Now that I have you thoroughly convinced that I’m an expert on the subject, let me tell you what I Keys 1think of this beast. First and foremost, I love the sound that comes out of it. Any serious player will tell you that they sound basically the same on any horn and I totally agree. I think I sound like me on this horn, and the sound that I’m looking for comes out easily. I’ve found that this horn is extremely centered throughout the range, which makes playing it so much easier. It’s easy to produce an even tone through all registers because that’s how the horn wants to play! You don’t have to fight against brightness at the top, dullness in the middle, and a honky low end.

Whole horn


I find that producing a warm and colorful tone that’s mellow but has enough power to fill the room is right in the wheelhouse for this horn. I played it in a pretty large room the other night with my quartet. I felt totally comfortable because I didn’t have any trouble generating the volume I needed and was able to push over the drums without changing the core concept of my sound.

As for the build quality, the action was definitely heavy when it arrived. After a couple of days of struggling with it I just took a spring hook to it and after a few minutes the action was right where I wanted it. This was no problem for me since I used to do that kind of work all day everyday when I was working for Selmer. The keys feel great. They move efficiently and cleanly. There’s no endplay in the rods and no wobble. I like the way the horn feels in my hands. There was a bit of an issue with the neck tenon when it arrive but it was an easy fix for me. The neck was a little tight going into the receiver, which isn’t necessarily a problem. It wasn’t out of control but a tight receiver can lead to a little bit of neck-pulldown after years of pushing it into the socket. Wasn’t a problem though, I just hit it with a little steel wool like I did many times with bass clarinet necks in the factory. I probably wouldn’t recommend that to anyone who doesn’t have experience with this type of work. Otherwise, the horn seems to be well built. It feels solid in my hands. All the pivots seem to be centered and at the same depth and all the edges around where the posts have been drilled are smooth and neat.
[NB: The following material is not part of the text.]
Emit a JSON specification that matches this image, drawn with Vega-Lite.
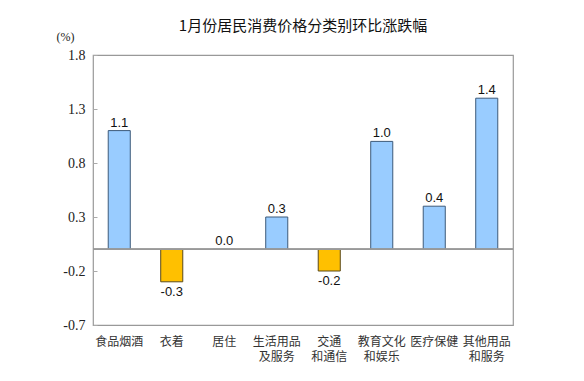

One thing that I love about this horn, and I don’t understand why all manufacturers don’t do this, is that it has metal touch pieces for both thumbs. I think this feels great and gives a really solid connection to the horn. There’s nothing worse than having a several-thousand-dollar-horn dangling in front of you with only a dinky little plastic piece to grab onto!

Thumb 2

Thumb 1


So far all the technical stuff looks cool with this horn. Now let’s get into the more ethereal aspects. It seems to me that the overall design concept for this horn could be summed up as ‘no-nonsense, rugged individualist.’ It doesn’t have a huge bore or bell or anything weird as seems to be the rage these days. I think that this body concept is what leads to the horn playing so consistently and evenly. The key layout, with the metal thumb rests and brown touch pieces feels kind of manly, like it’s dependable. I think the matte finish on the keys contributes to this. It feels simple and real. The finish on the body is really unique. I like raw horns and I like that this one stands out a little bit with the reddish color. I don’t think the look is a significant factor in terms of tone but I find it really attractive.

One thing I’m not crazy about is the case. The horn came with a very nice case with tons of storage. It’s nice but I think it’s too big. I travel a lot and usually with several horns so a large case is not exactly convenient. Maybe someone at P. Mauriat will read this and feel my pain and send me a tiny shaped case!?!?!?!

I’m really into this horn. I think it plays and sounds great and I’m looking forward to spending a long time with it!